Start of Material

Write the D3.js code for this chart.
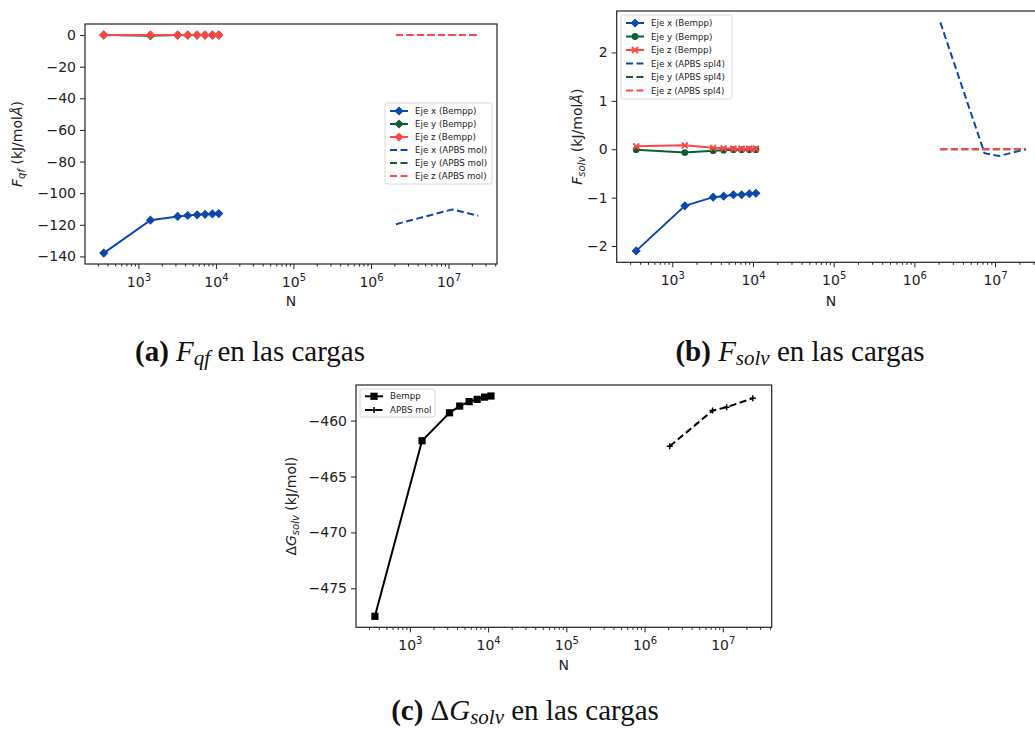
<!DOCTYPE html>
<html>
<head>
<meta charset="utf-8">
<script src="https://cdn.jsdelivr.net/npm/d3@7"></script>
<style>
  body { margin: 0; background: #fff; }
  text { font-family: "DejaVu Sans", sans-serif; }
  .cap { font-family: "Liberation Serif", "DejaVu Serif", serif; }
</style>
</head>
<body>
<script>
// number of elements (N) for each solver
var nBempp = [357, 1430, 3210, 4330, 5720, 7240, 9010, 10870];
var nApbs = [2.1e6, 7.4e6, 1.12e7, 2.42e7];

// (a) F_qf
var fqfXBempp = [-137.9, -117.1, -114.7, -114.1, -113.7, -113.4, -113.1, -112.9];
var fqfYBempp = [0, -0.4, 0, 0, 0, 0, 0, 0];
var fqfZBempp = [0.1, 0.1, 0, 0, 0, 0, 0, 0];
var fqfXApbs = [-119.6, -112.6, -110.3, -114.3];
var fqfYApbs = [0, 0, 0, 0];
var fqfZApbs = [0, 0, 0, 0];

// (b) F_solv
var fsolvXBempp = [-2.10, -1.17, -0.99, -0.97, -0.94, -0.94, -0.92, -0.91];
var fsolvYBempp = [-0.01, -0.07, -0.03, -0.02, -0.01, -0.01, -0.01, -0.01];
var fsolvZBempp = [0.06, 0.08, 0.03, 0.02, 0.01, 0.01, 0.01, 0.01];
var fsolvXApbs = [2.62, -0.08, -0.14, 0.0];
var fsolvYApbs = [0, 0, 0, 0];
var fsolvZApbs = [0, 0, 0, 0];

// (c) dG_solv
var dgBempp = [-477.5, -461.8, -459.3, -458.7, -458.3, -458.1, -457.9, -457.8];
var dgApbs = [-462.3, -459.1, -458.8, -458.0];

var xTicks = [1e3, 1e4, 1e5, 1e6, 1e7];
var fqfTicks = [0, -20, -40, -60, -80, -100, -120, -140];
var fsolvTicks = [2, 1, 0, -1, -2];
var dgTicks = [-460, -465, -470, -475];

var blue = "#0b47ad", green = "#0d5e36", red = "#ff4646";

var svg = d3.select("body").append("svg")
    .attr("width", 1035)
    .attr("height", 731);

function padded(lo, hi) {
    var d = (hi - lo) * 0.05;
    return [lo - d, hi + d];
}

var allN = nBempp.concat(nApbs);
var logExt = padded(Math.log10(d3.min(allN)), Math.log10(d3.max(allN)));
var xDomain = [Math.pow(10, logExt[0]), Math.pow(10, logExt[1])];

var minorTicks = [];
for (var k = 2; k <= 7; k++) {
    for (var m = 2; m <= 9; m++) {
        var v = m * Math.pow(10, k);
        if (v > xDomain[0] && v < xDomain[1]) minorTicks.push(v);
    }
}

function drawMarker(g, type, cx, cy, color) {
    if (!type) return;
    var t = "translate(" + cx + "," + cy + ")";
    if (type == "D") {
        g.append("path").attr("transform", t + " rotate(45)")
            .attr("d", d3.symbol(d3.symbolSquare, 30)()).attr("fill", color).attr("stroke", color);
    } else if (type == "o") {
        g.append("circle").attr("cx", cx).attr("cy", cy).attr("r", 3.4).attr("fill", color);
    } else if (type == "s") {
        g.append("rect").attr("x", cx - 3.6).attr("y", cy - 3.6).attr("width", 7.2).attr("height", 7.2).attr("fill", color);
    } else if (type == "x") {
        g.append("path").attr("transform", t).attr("d", "M-3,-3L3,3M-3,3L3,-3")
            .attr("stroke", color).attr("stroke-width", 1.8).attr("fill", "none");
    } else if (type == "+") {
        g.append("path").attr("transform", t).attr("d", "M-3,0L3,0M0,-3L0,3")
            .attr("stroke", color).attr("stroke-width", 1.5).attr("fill", "none");
    }
}

function drawPanel(p) {
    var g = svg.append("g");
    var x = d3.scaleLog().domain(xDomain).range([p.left, p.right]);
    var allV = d3.merge(p.series.map(function (s) { return s.v; }));
    var y = d3.scaleLinear().domain(padded(d3.min(allV), d3.max(allV))).range([p.bottom, p.top]);

    var line = d3.line()
        .x(function (d) { return x(d[0]); })
        .y(function (d) { return y(d[1]); });

    p.series.forEach(function (s) {
        var pts = s.n.map(function (n, i) { return [n, s.v[i]]; });
        g.append("path")
            .datum(pts)
            .attr("fill", "none")
            .attr("stroke", s.color)
            .attr("stroke-width", 2)
            .attr("stroke-dasharray", s.dash ? "7,3.5" : null)
            .attr("d", line);
        pts.forEach(function (d) { drawMarker(g, s.marker, x(d[0]), y(d[1]), s.color); });
    });

    // frame
    g.append("rect")
        .attr("x", p.left).attr("y", p.top)
        .attr("width", p.right - p.left).attr("height", p.bottom - p.top)
        .attr("fill", "none").attr("stroke", "#222").attr("stroke-width", 1.2);

    // x axis, major ticks with 10^k labels
    var gx = g.append("g")
        .attr("transform", "translate(0," + p.bottom + ")")
        .call(d3.axisBottom(x).tickValues(xTicks).tickSize(5));
    gx.selectAll(".domain").remove();
    gx.selectAll("line").attr("stroke", "#222");
    gx.selectAll(".tick text").each(function (d) {
        var t = d3.select(this).text("").attr("dy", null).attr("y", p.tickBase - p.bottom)
            .attr("font-size", 14).attr("fill", "#222").attr("font-family", "DejaVu Sans");
        t.append("tspan").text("10");
        t.append("tspan").attr("dy", -6).attr("font-size", 10).text(Math.round(Math.log10(d)));
    });

    // minor ticks
    var gm = g.append("g")
        .attr("transform", "translate(0," + p.bottom + ")")
        .call(d3.axisBottom(x).tickValues(minorTicks).tickSize(2.5).tickFormat(""));
    gm.selectAll(".domain").remove();
    gm.selectAll("text").remove();
    gm.selectAll("line").attr("stroke", "#222");

    // y axis
    var gy = g.append("g")
        .attr("transform", "translate(" + p.left + ",0)")
        .call(d3.axisLeft(y).tickValues(p.yTicks).tickSize(5).tickPadding(4)
            .tickFormat(function (d) { return d < 0 ? "\u2212" + Math.abs(d) : d; }));
    gy.selectAll(".domain").remove();
    gy.selectAll("line").attr("stroke", "#222");
    gy.selectAll("text").attr("font-size", 14).attr("fill", "#222").attr("font-family", "DejaVu Sans");

    // axis labels
    g.append("text")
        .attr("x", (p.left + p.right) / 2)
        .attr("y", p.xLabelBase)
        .attr("text-anchor", "middle")
        .attr("font-size", 14).attr("fill", "#222")
        .text("N");

    var yl = g.append("text")
        .attr("transform", "translate(" + p.yLabelX + "," + ((p.top + p.bottom) / 2) + ") rotate(-90)")
        .attr("text-anchor", "middle")
        .attr("font-size", 14).attr("fill", "#222");
    p.yLabel(yl);

    // legend
    var lg = g.append("g");
    lg.append("rect")
        .attr("x", p.legend.x).attr("y", p.legend.y)
        .attr("width", p.legend.w).attr("height", p.legend.h)
        .attr("rx", 2.5)
        .attr("fill", "#fff").attr("fill-opacity", 0.8)
        .attr("stroke", "#d6d6d6");
    p.series.forEach(function (s, i) {
        var ly = p.legend.y + p.legend.first + i * p.legend.step;
        var lx = p.legend.x + 5;
        lg.append("line")
            .attr("x1", lx).attr("x2", lx + 18).attr("y1", ly).attr("y2", ly)
            .attr("stroke", s.color).attr("stroke-width", 2)
            .attr("stroke-dasharray", s.dash ? "7,3.5" : null);
        drawMarker(lg, s.marker, lx + 9, ly, s.color);
        lg.append("text")
            .attr("x", lx + 25).attr("y", ly + 3)
            .attr("font-size", 8.7).attr("fill", "#222")
            .text(s.label);
    });
}

function subLabel(t, main, sub, rest) {
    t.append("tspan").attr("font-style", "italic").text(main);
    t.append("tspan").attr("font-style", "italic").attr("font-size", 10).attr("dy", 3).text(sub);
    t.append("tspan").attr("dy", -3).text(rest);
}

drawPanel({
    left: 85, right: 497, top: 24, bottom: 264,
    tickBase: 287, xLabelBase: 306, yLabelX: 22,
    yTicks: fqfTicks,
    yLabel: function (t) {
        subLabel(t, "F", "qf", " (kJ/mol");
        t.append("tspan").attr("font-style", "italic").text("\u00c5");
        t.append("tspan").text(")");
    },
    legend: { x: 385, y: 103, w: 107, h: 81, first: 8, step: 13 },
    series: [
        { n: nBempp, v: fqfXBempp, color: blue, marker: "D", label: "Eje x (Bempp)" },
        { n: nBempp, v: fqfYBempp, color: green, marker: "D", label: "Eje y (Bempp)" },
        { n: nBempp, v: fqfZBempp, color: red, marker: "D", label: "Eje z (Bempp)" },
        { n: nApbs, v: fqfXApbs, color: blue, dash: true, label: "Eje x (APBS mol)" },
        { n: nApbs, v: fqfYApbs, color: green, dash: true, label: "Eje y (APBS mol)" },
        { n: nApbs, v: fqfZApbs, color: red, dash: true, label: "Eje z (APBS mol)" }
    ]
});

drawPanel({
    left: 616.7, right: 1045.5, top: 11, bottom: 262.3,
    tickBase: 285, xLabelBase: 306, yLabelX: 582,
    yTicks: fsolvTicks,
    yLabel: function (t) {
        subLabel(t, "F", "solv", " (kJ/mol");
        t.append("tspan").attr("font-style", "italic").text("\u00c5");
        t.append("tspan").text(")");
    },
    legend: { x: 621, y: 15, w: 111, h: 84, first: 8, step: 13.5 },
    series: [
        { n: nBempp, v: fsolvXBempp, color: blue, marker: "D", label: "Eje x (Bempp)" },
        { n: nBempp, v: fsolvYBempp, color: green, marker: "o", label: "Eje y (Bempp)" },
        { n: nBempp, v: fsolvZBempp, color: red, marker: "x", label: "Eje z (Bempp)" },
        { n: nApbs, v: fsolvXApbs, color: blue, dash: true, label: "Eje x (APBS spl4)" },
        { n: nApbs, v: fsolvYApbs, color: green, dash: true, label: "Eje y (APBS spl4)" },
        { n: nApbs, v: fsolvZApbs, color: red, dash: true, label: "Eje z (APBS spl4)" }
    ]
});

drawPanel({
    left: 356, right: 771.7, top: 385, bottom: 627.3,
    tickBase: 650, xLabelBase: 670, yLabelX: 296,
    yTicks: dgTicks,
    yLabel: function (t) {
        t.append("tspan").text("\u0394");
        subLabel(t, "G", "solv", " (kJ/mol)");
    },
    legend: { x: 360, y: 389, w: 75, h: 28, first: 7.3, step: 13.6 },
    series: [
        { n: nBempp, v: dgBempp, color: "#000", marker: "s", label: "Bempp" },
        { n: nApbs, v: dgApbs, color: "#000", marker: "+", dash: true, label: "APBS mol" }
    ]
});

// captions
function caption(cx, cy, tag, main, sub, pre) {
    var t = svg.append("text").attr("class", "cap")
        .attr("x", cx).attr("y", cy)
        .attr("text-anchor", "middle")
        .attr("font-size", 29).attr("fill", "#111");
    t.append("tspan").attr("font-weight", "bold").text(tag + " ");
    if (pre) t.append("tspan").text(pre);
    t.append("tspan").attr("font-style", "italic").text(main);
    t.append("tspan").attr("font-style", "italic").attr("font-size", 21).attr("dy", 4).text(sub);
    t.append("tspan").attr("dy", -4).text(" en las cargas");
}
caption(250, 361, "(a)", "F", "qf");
caption(800, 361, "(b)", "F", "solv");
caption(525, 720, "(c)", "G", "solv", "\u0394");
</script>
</body>
</html>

End of Material

Task ->
Repeat the listing above up to and including the line with "var dgApbs = [-462.3, -459.1, -458.8, -458.0];", starting from its first line. Drop any pictures.

Output of the task ->
Write the D3.js code for this chart.
<!DOCTYPE html>
<html>
<head>
<meta charset="utf-8">
<script src="https://cdn.jsdelivr.net/npm/d3@7"></script>
<style>
  body { margin: 0; background: #fff; }
  text { font-family: "DejaVu Sans", sans-serif; }
  .cap { font-family: "Liberation Serif", "DejaVu Serif", serif; }
</style>
</head>
<body>
<script>
// number of elements (N) for each solver
var nBempp = [357, 1430, 3210, 4330, 5720, 7240, 9010, 10870];
var nApbs = [2.1e6, 7.4e6, 1.12e7, 2.42e7];

// (a) F_qf
var fqfXBempp = [-137.9, -117.1, -114.7, -114.1, -113.7, -113.4, -113.1, -112.9];
var fqfYBempp = [0, -0.4, 0, 0, 0, 0, 0, 0];
var fqfZBempp = [0.1, 0.1, 0, 0, 0, 0, 0, 0];
var fqfXApbs = [-119.6, -112.6, -110.3, -114.3];
var fqfYApbs = [0, 0, 0, 0];
var fqfZApbs = [0, 0, 0, 0];

// (b) F_solv
var fsolvXBempp = [-2.10, -1.17, -0.99, -0.97, -0.94, -0.94, -0.92, -0.91];
var fsolvYBempp = [-0.01, -0.07, -0.03, -0.02, -0.01, -0.01, -0.01, -0.01];
var fsolvZBempp = [0.06, 0.08, 0.03, 0.02, 0.01, 0.01, 0.01, 0.01];
var fsolvXApbs = [2.62, -0.08, -0.14, 0.0];
var fsolvYApbs = [0, 0, 0, 0];
var fsolvZApbs = [0, 0, 0, 0];

// (c) dG_solv
var dgBempp = [-477.5, -461.8, -459.3, -458.7, -458.3, -458.1, -457.9, -457.8];
var dgApbs = [-462.3, -459.1, -458.8, -458.0];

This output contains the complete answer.